Revision economics worked example
Ten script revisions on a five-minute explainer: TTS cost is editor time plus subscription; human cost is ten studio blocks minimum. Use TTS until script locks, then optionally human-record hero brand line only — hybrid saves budget without losing polish on the tagline.
Union and regional labor context
Some markets regulate synthetic voice in broadcast — check guild guidance before replacing contracted talent entirely. Document hybrid choices for client compliance teams.

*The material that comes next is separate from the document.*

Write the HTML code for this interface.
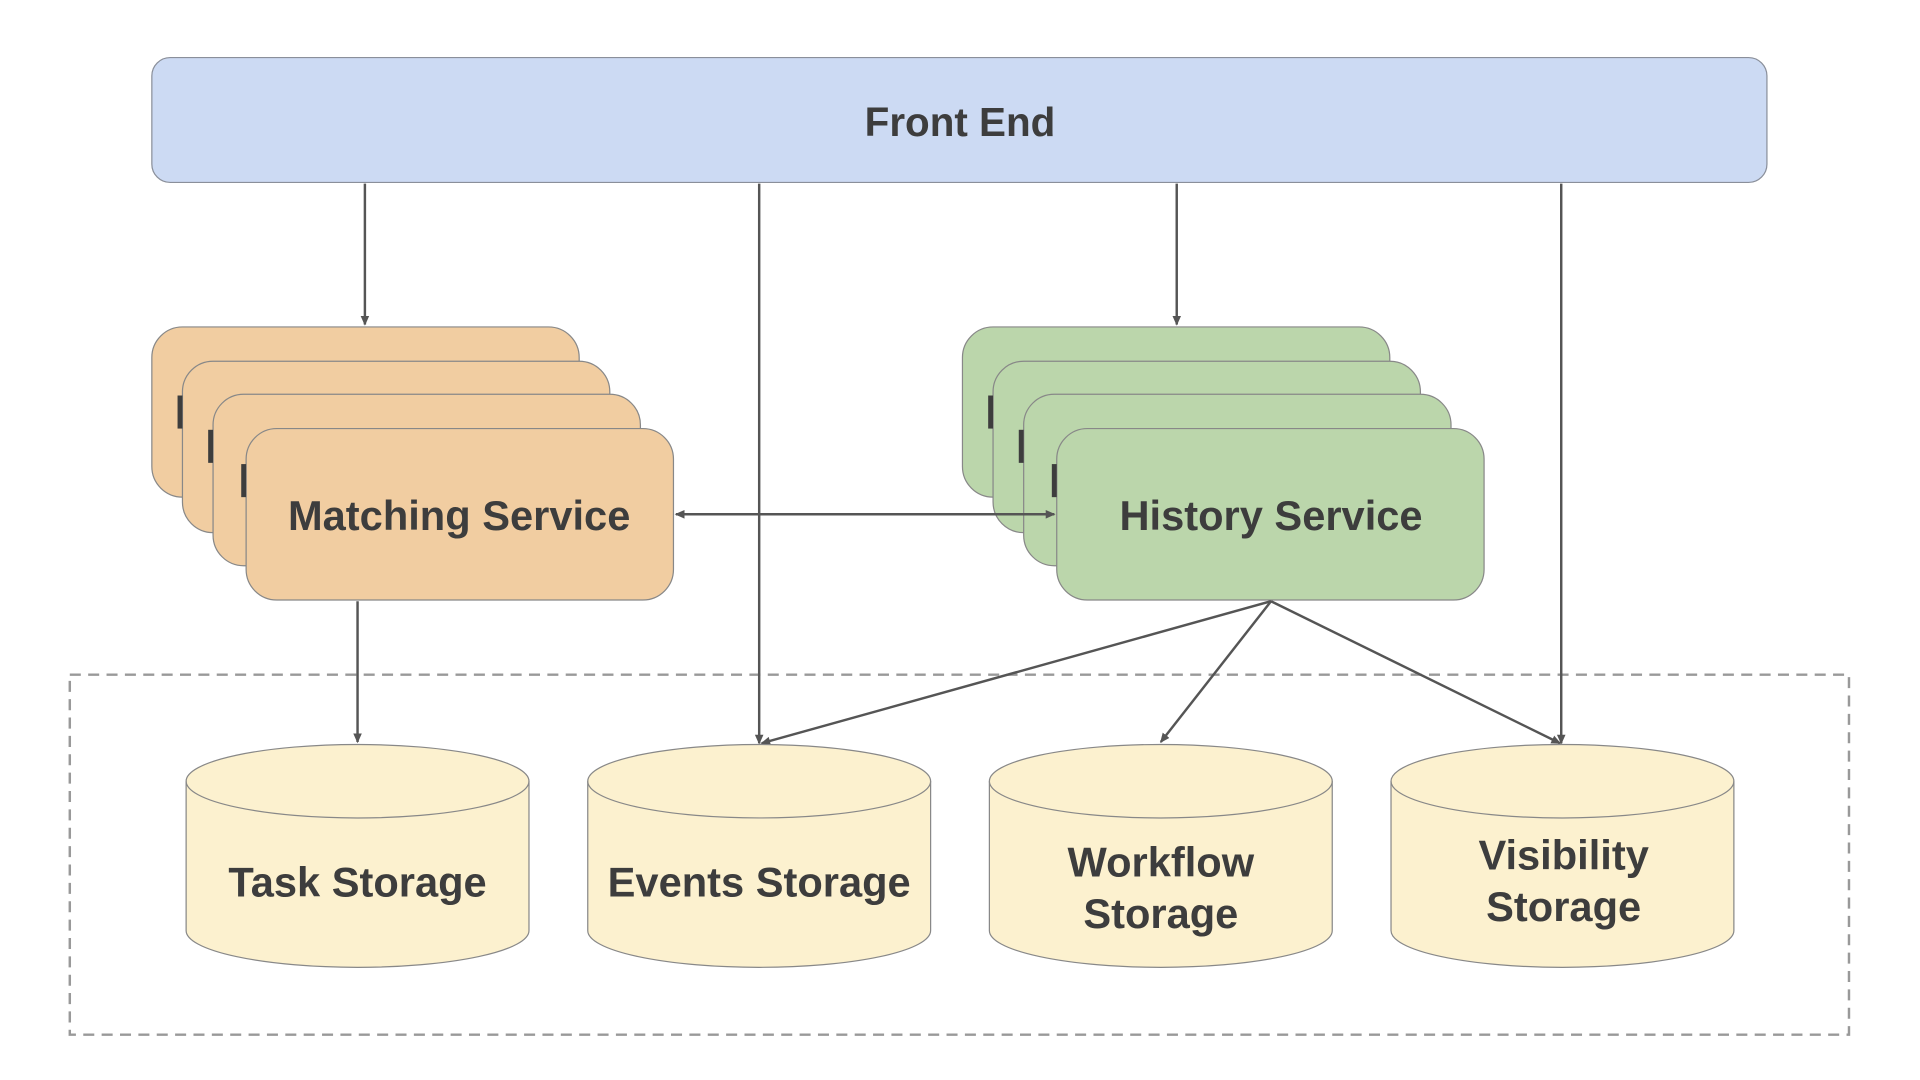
<!DOCTYPE html>
<html><head><meta charset="utf-8"><style>html,body{margin:0;padding:0;background:#fff}svg{display:block}</style></head>
<body>
<svg width="1920" height="1080" viewBox="0 0 1568 882" preserveAspectRatio="none" xmlns="http://www.w3.org/2000/svg" font-family="Liberation Sans, sans-serif" font-weight="bold" fill="#3d3d3d">
<defs>
<marker id="a" markerWidth="8" markerHeight="8" refX="7" refY="4" orient="auto" markerUnits="userSpaceOnUse"><path d="M0,0.5 L8,4 L0,7.5 Z" fill="#555"/></marker>
<marker id="s" markerWidth="8" markerHeight="8" refX="1" refY="4" orient="auto" markerUnits="userSpaceOnUse"><path d="M8,0.5 L0,4 L8,7.5 Z" fill="#555"/></marker>
</defs>
<rect x="57" y="551" width="1453" height="294" fill="none" stroke="#999" stroke-width="2" stroke-dasharray="9,6"/>
<rect x="124" y="47" width="1319" height="102" rx="15" fill="#ccdaf3" stroke="#8a8f9a"/>
<text x="784" y="111" font-size="33" text-anchor="middle">Front End</text>
<g stroke="#888" stroke-width="1">
<rect x="124" y="267" width="349" height="139" rx="25" fill="#f1cda1"/>
<rect x="149" y="295" width="349" height="140" rx="25" fill="#f1cda1"/>
<rect x="174" y="322" width="349" height="140" rx="25" fill="#f1cda1"/>
<rect x="201" y="350" width="349" height="140" rx="25" fill="#f1cda1"/>
<rect x="786" y="267" width="349" height="139" rx="25" fill="#bbd6ab"/>
<rect x="811" y="295" width="349" height="140" rx="25" fill="#bbd6ab"/>
<rect x="836" y="322" width="349" height="140" rx="25" fill="#bbd6ab"/>
<rect x="863" y="350" width="349" height="140" rx="25" fill="#bbd6ab"/>
</g>
<g fill="#3d3d3d">
<rect x="145" y="323" width="4" height="27"/><rect x="170" y="351" width="4" height="27"/><rect x="197" y="379" width="4" height="27"/>
<rect x="807" y="323" width="4" height="27"/><rect x="832" y="351" width="4" height="27"/><rect x="859" y="379" width="4" height="27"/>
</g>
<text x="375" y="433" font-size="34" text-anchor="middle">Matching Service</text>
<text x="1038" y="433" font-size="34" text-anchor="middle">History Service</text>
<g stroke="#555" stroke-width="2" fill="none">
<line x1="298" y1="150" x2="298" y2="265" marker-end="url(#a)"/>
<line x1="961" y1="150" x2="961" y2="265" marker-end="url(#a)"/>
<line x1="620" y1="150" x2="620" y2="607" marker-end="url(#a)"/>
<line x1="1275" y1="150" x2="1275" y2="607" marker-end="url(#a)"/>
<line x1="552" y1="420" x2="861" y2="420" marker-start="url(#s)" marker-end="url(#a)"/>
<line x1="292" y1="491" x2="292" y2="606" marker-end="url(#a)"/>
<line x1="1038" y1="491" x2="622" y2="607" marker-end="url(#a)"/>
<line x1="1038" y1="491" x2="948" y2="606" marker-end="url(#a)"/>
<line x1="1038" y1="491" x2="1274" y2="607" marker-end="url(#a)"/>
</g>
<g stroke="#888" stroke-width="1" fill="#fcf1cf">
<path d="M152,638 A140,30 0 0 1 432,638 L432,760 A140,30 0 0 1 152,760 Z"/><path d="M152,638 A140,30 0 0 0 432,638" fill="none"/>
<path d="M480,638 A140,30 0 0 1 760,638 L760,760 A140,30 0 0 1 480,760 Z"/><path d="M480,638 A140,30 0 0 0 760,638" fill="none"/>
<path d="M808,638 A140,30 0 0 1 1088,638 L1088,760 A140,30 0 0 1 808,760 Z"/><path d="M808,638 A140,30 0 0 0 1088,638" fill="none"/>
<path d="M1136,638 A140,30 0 0 1 1416,638 L1416,760 A140,30 0 0 1 1136,760 Z"/><path d="M1136,638 A140,30 0 0 0 1416,638" fill="none"/>
</g>
<g font-size="34" text-anchor="middle">
<text x="292" y="732">Task Storage</text>
<text x="620" y="732">Events Storage</text>
<text x="948" y="716">Workflow</text><text x="948" y="758">Storage</text>
<text x="1277" y="710">Visibility</text><text x="1277" y="752">Storage</text>
</g>
</svg>
</body></html>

Character IP considerations
Licensed character voices may forbid TTS imitation even if generic avatars sound similar — read IP clauses before marketing “sounds like” comparisons.
Pick-up session planning
Human pick-up sessions need studio scheduling; TTS pick-ups take minutes — document which workflow each project uses in the SOW to set client expectations correctly.
Closing production checklist
Before signing SOW, decide TTS, human, or hybrid, document license and talent rights separately, and set revision expectations — TTS sprints faster than studio pick-ups. Calculate cost including editor time, not only subscription versus talent day rate. Store both licenses in client folder. Match workflow to audience tolerance: explainers accept polished TTS; hero brand films may still need humans. Transparency in proposals prevents “wrong voice type” disputes mid-project.
One habit to keep
Document voice ID, script version, and export date in every project folder before upload. Future you — and any freelancer — ship faster when settings are not guesswork. That habit prevents most inconsistent TTS output across a series.
Frequently asked questions
Is TTS replacing voice actors?
It replaces some workflows, not the profession — high-end acting still human-led.
Can viewers tell TTS immediately?
Often on emotional content; less on dense explainers with strong visuals.
Cheaper to use TTS?
Usually yes at volume; humans win on one-off premium spots with zero revisions.
Use both in one video?
Yes — hybrid models are common and transparent labeling helps trust.
What about union and legal issues?
Read contracts for synthetic voice clauses; some human contracts restrict AI mimicry.